Additionally, laboratories should look to achieve data interoperability to assure that data formats do not require specific software to consume and allow for visualization. Laboratories should also have the ability to process-on-demand to assure that data is formatted and that automated processing of large datasets is convenient, fast and reproducible. Laboratories that grant the ability to associate digital representations of analysis, both automated and human-initiated, will be able to assure that the interpretations of results are stored along with the experimental data.
There is software that can be selected for such an endeavor which can assure data integrity, enhance regulatory compliance and drive innovation. With the automation and digitalization of data complete, the analysis of that data can begin.
Analyzing the data
Although data might be digital, relevant datasets can often be disassociated from each other or stored and managed in disparate digital silos, only being accessible by domain-specific applications. AI and ML are a key part of reaching the full picture view of data to associate experimental data with chemical provenance.
If scientists have a digital representation of data as opposed to a document summary, they can compare the batch information to the digital specification.

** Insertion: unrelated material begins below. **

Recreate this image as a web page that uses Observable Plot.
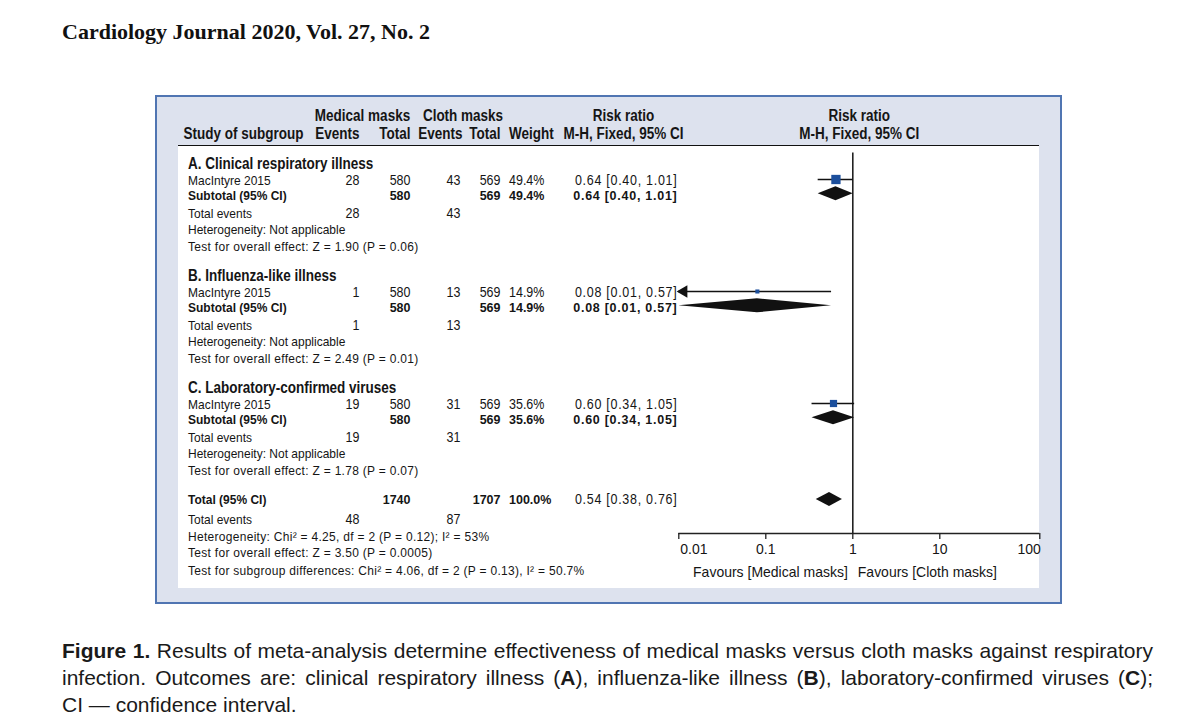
<!DOCTYPE html>
<html><head><meta charset="utf-8">
<script src="https://cdn.jsdelivr.net/npm/d3@7"></script>
<script src="https://cdn.jsdelivr.net/npm/@observablehq/plot@0.6"></script>
<style>
body{margin:0;width:1200px;height:725px;background:#fff;position:relative;overflow:hidden;font-family:'Liberation Sans',Arial,Helvetica,sans-serif;color:#151515}
#journal{position:absolute;left:62px;top:21px;font:bold 22px/22px 'Liberation Serif','Times New Roman',serif;white-space:nowrap;color:#111}
#box{position:absolute;left:155px;top:95px;width:903px;height:505px;background:#dde2ee;border:2px solid #5075b2}
#panel{position:absolute;left:178px;top:145px;width:861px;height:443px;box-sizing:border-box;background:#fff;border-top:1.5px solid #111}
#chart{position:absolute;left:0;top:95px}
#caption{position:absolute;left:62px;top:637px;width:1091px;font-size:19px;line-height:27px;color:#1a1a1a}
#caption .j{text-align:justify;text-align-last:justify}
#caption.measuring .j{text-align:left;text-align-last:left}
text[aria-label^="ci|"]{letter-spacing:0.8px}
text[aria-label^="eq|"]{letter-spacing:0.33px}
</style>
</head><body>
<div id="journal">Cardiology Journal 2020, Vol. 27, No. 2</div>
<div id="box"></div>
<div id="panel"></div>
<div id="chart"></div>
<div id="caption">
<div class="j"><span class="m"><b>Figure 1.</b> Results of meta-analysis determine effectiveness of medical masks versus cloth masks against respiratory</span></div>
<div class="j"><span class="m">infection. Outcomes are: clinical respiratory illness (<b>A</b>), influenza-like illness (<b>B</b>), laboratory-confirmed viruses (<b>C</b>);</span></div>
<div>CI — confidence interval.</div>
</div>
<script>
// ---------------- data ----------------
const headerTop = ["Medical masks", "Cloth masks", "Risk ratio", "Risk ratio"];
const headerBottom = ["Study of subgroup", "Events", "Total", "Events", "Total", "Weight", "M-H, Fixed, 95% CI", "M-H, Fixed, 95% CI"];
const subgroups = ["A. Clinical respiratory illness", "B. Influenza-like illness", "C. Laboratory-confirmed viruses"];
const studyNames = ["MacIntyre 2015", "MacIntyre 2015", "MacIntyre 2015"];
const medEvents = [28, 1, 19];
const medTotal = [580, 580, 580];
const clothEvents = [43, 13, 31];
const clothTotal = [569, 569, 569];
const weights = [49.4, 14.9, 35.6];
const rr = [0.64, 0.08, 0.60];
const rrLow = [0.40, 0.01, 0.34];
const rrHigh = [1.01, 0.57, 1.05];
const heterogeneityTexts = ["Heterogeneity: Not applicable", "Heterogeneity: Not applicable", "Heterogeneity: Not applicable"];
const overallTests = ["Test for overall effect: Z = 1.90 (P = 0.06)", "Test for overall effect: Z = 2.49 (P = 0.01)", "Test for overall effect: Z = 1.78 (P = 0.07)"];
const totalLabel = "Total (95% CI)";
const totalMedTotal = 1740, totalClothTotal = 1707, totalWeight = 100.0;
const totalMedEvents = 48, totalClothEvents = 87;
const totalRR = 0.54, totalLow = 0.38, totalHigh = 0.76;
const footerTexts = [
  "Heterogeneity: Chi\u00b2 = 4.25, df = 2 (P = 0.12); I\u00b2 = 53%",
  "Test for overall effect: Z = 3.50 (P = 0.0005)",
  "Test for subgroup differences: Chi\u00b2 = 4.06, df = 2 (P = 0.13), I\u00b2 = 50.7%"
];
const tickValues = [0.01, 0.1, 1, 10, 100];
const tickLabels = ["0.01", "0.1", "1", "10", "100"];
const favourLabels = ["Favours [Medical masks]", "Favours [Cloth masks]"];
const nullValue = 1;

// ---------------- layout ----------------
const TOP = 95, H = 510, W = 1200;
const axisY = 533;
const ML = 678.3, MR = W - 1039.3;
const col = {name: 187.5, head: 183, medEv: 359, medTot: 410, clEv: 460, clEvHead: 462, clTot: 500, w: 508.5, ci: 677, ciHead: 623,
             medHead: 362, clHead: 462.5, plotHead: (ML + W - MR) / 2};
// size = width-matching font size, k = vertical stretch (condensed look)
const st = {
  head: {size: 13.5, k: 1.2, weight: "bold"},
  title: {size: 13.5, k: 1.25, weight: "bold"},
  sub: {size: 12, k: 1.12, weight: "bold"},
  subNum: {size: 12.5, k: 1.08, weight: "bold"},
  txt: {size: 12, k: 1.12, weight: "normal"},
  num: {size: 12.5, k: 1.1, weight: "normal"}
};
const markShift = -1.5, diamondHalf = 7;

const G = [];
let yy = 163;
subgroups.forEach((s, i) => {
  const g = {title: yy};
  g.study = g.title + 17.5; g.sub = g.study + 14.3; g.events = g.sub + 18;
  g.het = g.events + 16.8; g.test = g.het + 16.4;
  G.push(g);
  yy = g.test + 29;
});
const totalY = G[G.length - 1].test + 29;
const totEvY = totalY + 20;
const footY = [totEvY + 17, totEvY + 33.5, totEvY + 51];

const fmtCI = (e, l, h) => `${e.toFixed(2)} [${l.toFixed(2)}, ${h.toFixed(2)}]`;

// ---------------- text items ----------------
const T = [];
const add = (y, text, x, anchor, s, cls = "t") => T.push({y, text: String(text), x, anchor, s, cls});

add(115.5, headerTop[0], col.medHead, "middle", "head");
add(115.5, headerTop[1], col.clHead, "middle", "head");
add(115.5, headerTop[2], col.ciHead, "middle", "head");
add(115.5, headerTop[3], col.plotHead, "middle", "head");
add(133.5, headerBottom[0], col.head, "start", "head");
add(133.5, headerBottom[1], col.medEv, "end", "head");
add(133.5, headerBottom[2], col.medTot, "end", "head");
add(133.5, headerBottom[3], col.clEvHead, "end", "head");
add(133.5, headerBottom[4], col.clTot, "end", "head");
add(133.5, headerBottom[5], col.w, "start", "head");
add(133.5, headerBottom[6], col.ciHead, "middle", "head");
add(133.5, headerBottom[7], col.plotHead, "middle", "head");

G.forEach((g, i) => {
  add(g.title, subgroups[i], col.name, "start", "title");
  add(g.study, studyNames[i], col.name, "start", "txt");
  add(g.study, medEvents[i], col.medEv, "end", "num");
  add(g.study, medTotal[i], col.medTot, "end", "num");
  add(g.study, clothEvents[i], col.clEv, "end", "num");
  add(g.study, clothTotal[i], col.clTot, "end", "num");
  add(g.study, weights[i].toFixed(1) + "%", col.w, "start", "num");
  add(g.study, fmtCI(rr[i], rrLow[i], rrHigh[i]), col.ci, "end", "num", "ci");
  add(g.sub, "Subtotal (95% CI)", col.name, "start", "sub");
  add(g.sub, medTotal[i], col.medTot, "end", "subNum");
  add(g.sub, clothTotal[i], col.clTot, "end", "subNum");
  add(g.sub, weights[i].toFixed(1) + "%", col.w, "start", "subNum");
  add(g.sub, fmtCI(rr[i], rrLow[i], rrHigh[i]), col.ci, "end", "subNum", "ci");
  add(g.events, "Total events", col.name, "start", "txt");
  add(g.events, medEvents[i], col.medEv, "end", "num");
  add(g.events, clothEvents[i], col.clEv, "end", "num");
  add(g.het, heterogeneityTexts[i], col.name, "start", "txt");
  add(g.test, overallTests[i], col.name, "start", "txt", "eq");
});
add(totalY, totalLabel, col.name, "start", "sub");
add(totalY, totalMedTotal, col.medTot, "end", "subNum");
add(totalY, totalClothTotal, col.clTot, "end", "subNum");
add(totalY, totalWeight.toFixed(1) + "%", col.w, "start", "subNum");
add(totalY, fmtCI(totalRR, totalLow, totalHigh), col.ci, "end", "num", "ci");
add(totEvY, "Total events", col.name, "start", "txt");
add(totEvY, totalMedEvents, col.medEv, "end", "num");
add(totEvY, totalClothEvents, col.clEv, "end", "num");
footerTexts.forEach((t, i) => add(footY[i], t, col.name, "start", "txt", "eq"));

const textMarks = [...d3.group(T, d => [d.x, d.anchor, d.s, d.cls].join("|")).values()].map(arr => {
  const d0 = arr[0], s = st[d0.s];
  return Plot.text(arr, {y: "y", text: "text", frameAnchor: "left", dx: d0.x - ML,
    textAnchor: d0.anchor, fontSize: s.size * s.k, fontWeight: s.weight, ariaLabel: () => `${d0.cls}|k=${s.k}`});
});

// ---------------- forest data ----------------
const studyRows = G.map((g, i) => ({y: g.study + markShift, est: rr[i], lo: rrLow[i], hi: rrHigh[i], w: weights[i]}));
const pooled = G.map((g, i) => ({id: i, y: g.sub + markShift, est: rr[i], lo: rrLow[i], hi: rrHigh[i]}))
  .concat([{id: 3, y: totalY, est: totalRR, lo: totalLow, hi: totalHigh}]);
const diamondPts = pooled.flatMap(p => [
  {id: p.id, x: p.lo, y1: p.y, y2: p.y},
  {id: p.id, x: p.est, y1: p.y - diamondHalf, y2: p.y + diamondHalf},
  {id: p.id, x: p.hi, y1: p.y, y2: p.y}
]);
const clipped = studyRows.filter(d => d.lo <= tickValues[0]);

const blue = "#1c4f9c";
const axisK = 1.08;
const axLab = () => `ax|k=${axisK}`;
const chart = Plot.plot({
  width: W, height: H,
  marginLeft: ML, marginRight: MR, marginTop: 0, marginBottom: TOP + H - axisY,
  x: {type: "log", domain: [tickValues[0], tickValues[3], tickValues[4]], range: [ML, 939.3, W - MR], axis: null},
  y: {type: "linear", domain: [TOP, TOP + H], range: [0, H], axis: null},
  r: {type: "linear", domain: [d3.min(weights), d3.max(weights)], range: [2.3, 5.25]},
  style: {background: "transparent", overflow: "visible", fontFamily: "'Liberation Sans', Arial, Helvetica, sans-serif", color: "#151515"},
  marks: [
    Plot.ruleX([nullValue], {x: d => d, y1: 152.5, y2: axisY, stroke: "#222", strokeWidth: 1.6}),
    Plot.ruleY(studyRows, {y: "y", x1: "lo", x2: "hi", stroke: "#111", strokeWidth: 1.3}),
    Plot.dot(clipped, {x: "lo", y: "y", symbol: "triangle", rotate: -90, r: 4.6, fill: "#111", dx: 5}),
    Plot.dot(studyRows, {x: "est", y: "y", r: "w", symbol: "square", fill: blue}),
    Plot.areaY(diamondPts, {x: "x", y1: "y1", y2: "y2", z: "id", fill: "#111", curve: "linear"}),
    Plot.ruleY([axisY], {x1: tickValues[0], x2: tickValues[tickValues.length - 1], stroke: "#222", strokeWidth: 1.4}),
    Plot.ruleX(tickValues, {x: d => d, y1: axisY, y2: axisY + 6, stroke: "#222", strokeWidth: 1.3}),
    Plot.text(tickValues.slice(0, 1), {x: d => d, y: () => 549, text: (d) => tickLabels[tickValues.indexOf(d)], textAnchor: "start", dx: 1.5, fontSize: 14 * axisK, ariaLabel: axLab}),
    Plot.text(tickValues.slice(1, -1), {x: d => d, y: () => 549, text: (d) => tickLabels[tickValues.indexOf(d)], fontSize: 14 * axisK, ariaLabel: axLab}),
    Plot.text(tickValues.slice(-1), {x: d => d, y: () => 549, text: (d) => tickLabels[tickValues.indexOf(d)], textAnchor: "end", dx: 1, fontSize: 14 * axisK, ariaLabel: axLab}),
    Plot.text(favourLabels.slice(0, 1), {x: () => nullValue, y: () => 572, text: d => d, textAnchor: "end", dx: -5, fontSize: 14 * axisK, ariaLabel: axLab}),
    Plot.text(favourLabels.slice(1), {x: () => nullValue, y: () => 572, text: d => d, textAnchor: "start", dx: 5, fontSize: 14 * axisK, ariaLabel: axLab}),
    ...textMarks
  ]
});

// condensed look: squeeze glyphs horizontally around their anchor
chart.querySelectorAll("text[aria-label]").forEach(t => {
  const m = /\|k=([\d.]+)/.exec(t.getAttribute("aria-label") || "");
  if (!m) return;
  const k = +m[1];
  if (k === 1) return;
  const tr = t.getAttribute("transform");
  if (tr && tr.includes("translate")) t.setAttribute("transform", `${tr} scale(${1 / k},1)`);
  else {
    const x = parseFloat(t.getAttribute("x") || 0), y = parseFloat(t.getAttribute("y") || 0);
    t.setAttribute("transform", `translate(${x},${y}) scale(${1 / k},1) translate(${-x},${-y})`);
  }
});
document.getElementById("chart").appendChild(chart);

// caption: pick the largest size at which each justified line fits on one line
(function fitCaption() {
  const cap = document.getElementById("caption");
  const spans = [...cap.querySelectorAll(".m")];
  cap.classList.add("measuring");
  spans.forEach(s => { s.style.whiteSpace = "nowrap"; });
  let size = 21;
  cap.style.fontSize = size + "px";
  while (size > 16 && spans.some(s => s.getBoundingClientRect().width > 1086)) {
    size -= 0.25;
    cap.style.fontSize = size + "px";
  }
  spans.forEach(s => { s.style.whiteSpace = ""; });
  cap.classList.remove("measuring");
})();
</script>
</body></html>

By analyzing the data sets exposed by applications, scientists can do an interrogation or investigation as to why a certain correlation is happening.
For clinical batches, data access in one place is a key requirement for analysis by scientists. The analysis portion is also how impurities can be found and drug recalls avoided. For instance, observing any compositional variance — prior to any “out-of-specification” results are observed — can be helpful for identifying any problems before manufacturing batches fall out of release specifications. This is achieved by having the digital representations of batch information rate, process information, and the characterization results all in one digital data set. The automation and digitalization stages also help optimize processes and give scientists the information they need to conclude an experiment and have high-performing workflows.
Digitalization is a major way Industry 4.0 is being realized by companies across industries. By connecting all different pieces of hardware with software, and coupling that with data, machines can draw conclusions to advance the experiment — and in real-time. These advancements are also making the laboratory of the future a more collaborative and interactive experience for scientists since they are using AI and ML to guide experimental design, which improves efficiency and draws meaningful insights from myriads of data. Scientists are accelerating innovation in R&D through digitalization efforts that streamline workflows and demonstrate data integrity, and they are reducing the risk and expense associated with developing new chemicals with faster, cheaper, and more reliable structure characterization.
Industry 4.0 is no longer just an idea. There are endless tools and resources available for organizations to realize the ecosystem’s benefits to achieve the efficiency and productivity it offers.